For this challenge, getting 100% coverage was not the goal, and would be needlessly time consuming for the scope of the project.

Code Quality

This project leverages two methods of aiding in homogenous and predictable code quality

Tool Advantage
ESLint Linting according to specific rules to enforce homogenous development between team members
Prettier Code formatting rules to enforce homogenous code appearance between team members

Deployment

This project is (almost) ready-to-deploy. The docker setup was configured to use the NODE_ENV environment variable to determine which mode to start in. Currently there are two modes available: development and production, which can be controlled through a .env file. Please make sure you copy the .env.dist file, rename it to .env and assign either development or production to the NODE_ENV variable.

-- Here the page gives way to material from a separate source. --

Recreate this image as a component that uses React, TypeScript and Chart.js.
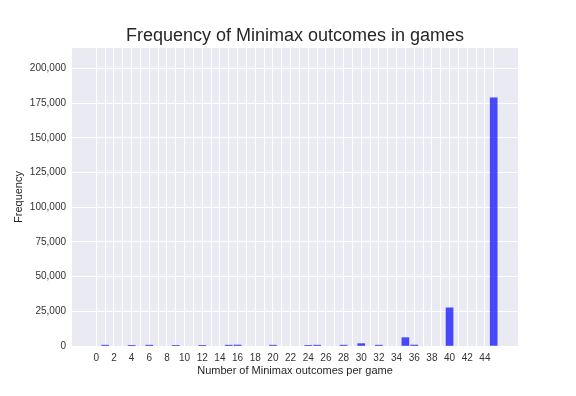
import React, { useEffect, useRef } from "react";
import { Chart, registerables } from "chart.js";

Chart.register(...registerables);

const outcomes = [1, 4, 6, 9, 12, 15, 16, 20, 24, 25, 28, 30, 32, 35, 36, 40, 45];
const frequency = [600, 500, 600, 500, 500, 600, 700, 600, 500, 600, 600, 1700, 600, 6000, 700, 27500, 178800];
const xGridValues = [0, 1, 2, 3, 4, 5, 6, 7, 8, 9, 10, 11, 12, 13, 14, 15, 16, 17, 18, 19, 20, 21, 22, 23, 24, 25, 26, 27, 28, 29, 30, 31, 32, 33, 34, 35, 36, 37, 38, 39, 40, 41, 42, 43, 44, 45];
const xTickLabels = ["0", "2", "4", "6", "8", "10", "12", "14", "16", "18", "20", "22", "24", "26", "28", "30", "32", "34", "36", "38", "40", "42", "44"];
const yTickValues = [0, 25000, 50000, 75000, 100000, 125000, 150000, 175000, 200000];
const titleText = "Frequency of Minimax outcomes in games";

const FONT = "'Liberation Sans', Arial, Helvetica, sans-serif";

const bgPlugin = {
  id: "bgArea",
  beforeDraw(chart: any) {
    const { ctx, chartArea } = chart;
    ctx.save();
    ctx.fillStyle = "#EAEAF2";
    ctx.fillRect(chartArea.left, chartArea.top, chartArea.right - chartArea.left, chartArea.bottom - chartArea.top);
    ctx.restore();
  },
  afterDraw(chart: any) {
    const { ctx, chartArea } = chart;
    ctx.save();
    ctx.fillStyle = "#262626";
    ctx.font = `18px ${FONT}`;
    ctx.textAlign = "center";
    ctx.textBaseline = "middle";
    ctx.fillText(titleText, (chartArea.left + chartArea.right) / 2, 36);
    ctx.restore();
  },
};

export default function App() {
  const ref = useRef<HTMLCanvasElement | null>(null);
  useEffect(() => {
    document.body.style.margin = "0";
    const chart = new Chart(ref.current as HTMLCanvasElement, {
      type: "bar",
      data: {
        datasets: [
          {
            data: outcomes.map((x, i) => ({ x, y: frequency[i] })),
            backgroundColor: "rgba(0,0,255,0.7)",
            barThickness: 7,
            borderWidth: 0,
          },
        ],
      },
      options: {
        animation: false,
        responsive: false,
        layout: { padding: { left: 0, right: 58, top: 48, bottom: 0 } },
        plugins: {
          legend: { display: false },
          tooltip: { enabled: false },
          title: { display: false },
        },
        scales: {
          x: {
            type: "linear",
            offset: false,
            min: -2.75,
            max: 47.75,
            afterBuildTicks: (s: any) => {
              s.ticks = xGridValues.map((v) => ({ value: v }));
            },
            afterFit: (s: any) => {
              s.height = 50;
              s.paddingLeft = 0;
              s.paddingRight = 0;
            },
            grid: { color: "#FFFFFF", lineWidth: 1, drawTicks: false, offset: false },
            border: { display: false },
            ticks: {
              autoSkip: false,
              maxRotation: 0,
              padding: 6,
              color: "#333333",
              font: { family: FONT, size: 10 },
              callback: (v: any) => (xTickLabels.includes(String(v)) ? String(v) : ""),
            },
            title: {
              display: true,
              text: "Number of Minimax outcomes per game",
              color: "#262626",
              font: { family: FONT, size: 11 },
              padding: { top: 0, bottom: 18 },
            },
          },
          y: {
            min: 0,
            max: 214700,
            afterBuildTicks: (s: any) => {
              s.ticks = yTickValues.map((v) => ({ value: v }));
            },
            afterFit: (s: any) => {
              s.width = 72;
              s.paddingTop = 0;
              s.paddingBottom = 0;
            },
            grid: { color: "#FFFFFF", lineWidth: 1, drawTicks: false },
            border: { display: false },
            ticks: {
              padding: 6,
              color: "#333333",
              font: { family: FONT, size: 10 },
              callback: (v: any) => Number(v).toLocaleString("en-US"),
            },
            title: {
              display: true,
              text: "Frequency",
              color: "#262626",
              font: { family: FONT, size: 11 },
              padding: { top: 12, bottom: 0 },
            },
          },
        },
      },
      plugins: [bgPlugin],
    });
    return () => chart.destroy();
  }, []);
  return (
    <div style={{ width: 576, height: 396 }}>
      <canvas ref={ref} width={576} height={396} style={{ width: 576, height: 396, display: "block" }} />
    </div>
  );
}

You can see the current environment mode printed first in the container logs (make log / make logl).

Please also make sure to assign the HOST variable the current app host, otherwise the data fetch will fail.

Given Next is a little finicky with the starting port, the port numbers might have to be adjusted manually in the Dockerfile, docker-compose.yml (to be found in docker/) and package.json, if your deployment provider requires using certain ports.

From there on, handling the container is identical between dev and prod. Refer to Container Interaction to see which commands are available.

In order to deploy to production:

  1. Make sure that a .env file exists in the project root
  2. Set the NODE_ENV variable to production and assign the HOST variable the appropriate host.
  3. (optionally) adjust the port in the Dockerfile, docker-compose.yml and package.json
  4. Build the container using make build (optionally tag it)
  5. Push the container image to your preferred Registry
  6. Pull the image in your cloud provider and integrate it into a project

Pitfalls

Of course there were some pitfalls implemented into the requirement. One of them being duplicate product names. Since product names can be identical between different products, the product id was used to differentiate between products, as identical names are a 'to be expected' edge case.

Additionally, the taxRate provided should be used to calculate the gross amount. When looking at BIKE24 web shop, we see that for private customers, the tax is included in the unit price. However, in this scenario, the tax has to be added to the unit price and therefore increases the total gross price, as opposed to being included.

Shortcomings

I want to use this dedicated little section to once explicitly mention, that I am not a designer, which probably reflects in the visual appearance of my web shop. However, I do like to translate designs to proper frontends (duh).

Bonus

The cart is serialized, persisted in localstorage and will be deserialized on page load.

For the short time limit this project entailed, decent responsivity in the design is given.